Selecting appropriate footwear for any tactical or outdoor application can be a daunting task for some. There are many choices ranging from true tactical/combat boots to the various hiking boots and shoes that have emerged among the backpacking and hiking community. With all of that being said, there are a few simple criteria that can be used to select ideal footwear for a tactical application.
First, consider the weight of the boot. Any boot that is going to be worn for extended periods needs to be light. This in turn precludes steel, and in some cases composite toes. If a protected toe is not necessary you have immediately saved some weight and gained comfort while wearing that particular pair of boots or shoes.

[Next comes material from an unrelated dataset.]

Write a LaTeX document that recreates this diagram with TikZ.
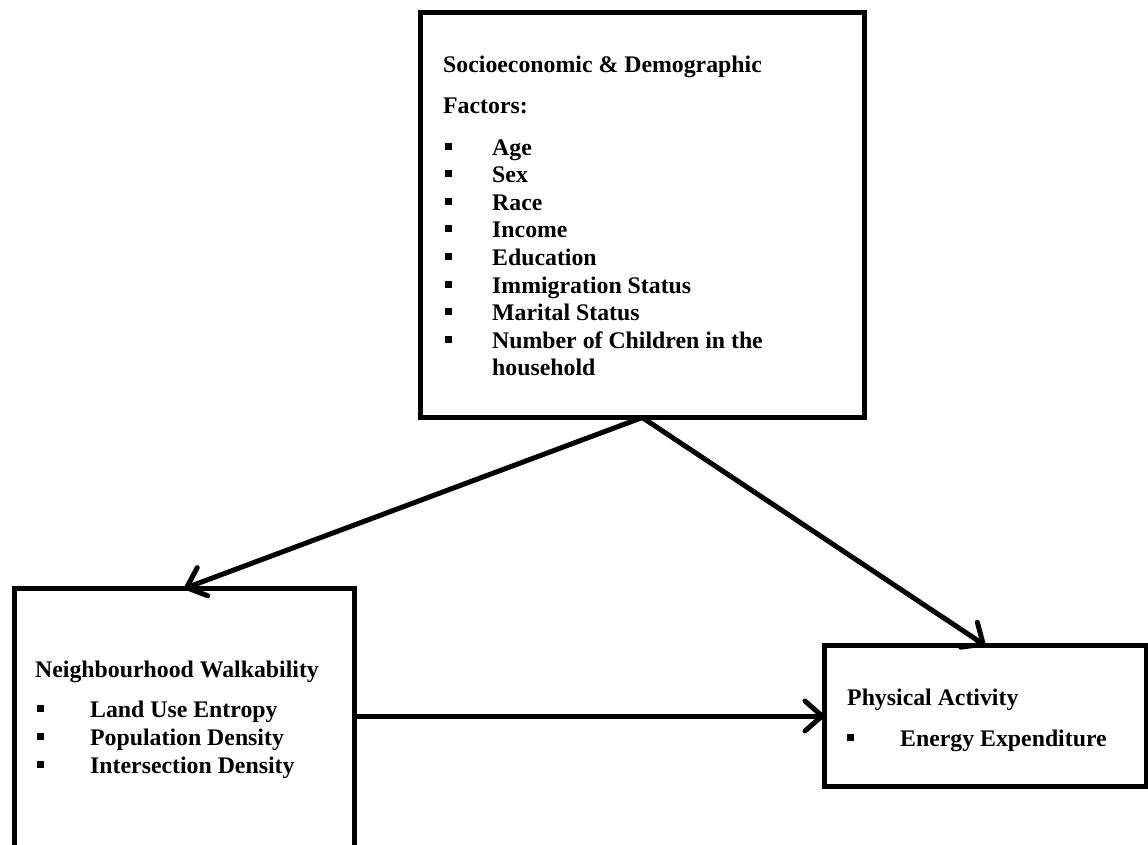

Ankle support is kind of a buzz word for the footwear industry. The reality is that for tactical/combat applications we need quality ankle support, it is simply a non-negotiable. Look for boots that provide minimal ankle movement, and noticeable ankle protection. I cannot stress the importance of ankle protection enough in tactical applications. Consider the following: while conducting vehicle ops my co-worker (through total failure on behalf of the door locking mechanism) had a 255lb APC door slam into his ankle. The quality protection in our duty boots prevented at a best a broken ankle and at worst a possible amputation of his foot.
Further to the topic of ankle support, strong ankles win the day. Buy a wobble board. Yes, a wobble board. Do wobble exercises 2-3 times per week (I do this in front of the TV in fact.) This will strengthen the ankles. In addition for people with ligament damage a wobble board will help mitigate some of the damage, through the development of joint stabilization. As a final note on ankle support, ankle braces have a place in anyone’s kit (especially if you are older.) While I do not advocate ankle braces for everyone, they can be used if you have particularly weak ankles, or are wearing trail runners or another low cut shoe.
When looking at boots your next area of focus after ankle support, should be the sole. The sole should be stiff, as this will provide positive contact with the terrain, and protect your arches and other sensitive foot areas. Next, look at the laces. How difficult will it be to re-lace the boots? Does the design use any odd, or unique lace styles? Boots should not be difficult to re-lace, and laces should be readily available. Whenever you buy new boots buy 3-5 pairs of laces to place in your various gear bags.
The final quality I always look for is the mate of the upper to the sole. A common problem is usually in the toe area of a boot. With use, the upper and sole in some designs will begin to peel apart, effectively ending the life of the boot. Look for reinforcement along key stress points of the boot (e.g. double stitching.) Some boot designs (e.g. Keen and Solomon) use a one piece type design with no visible stitching, in the case both of the aforementioned manufacturers I have yet to hear of or experience any separation.
Following these guidelines you should be well on your way to purchasing a quality footwear for any tactical or outdoor application. Everyone is different so I would urge you to go to your local outdoor/tactical outfitters and try a few pairs on in order to find what’s comfortable for you.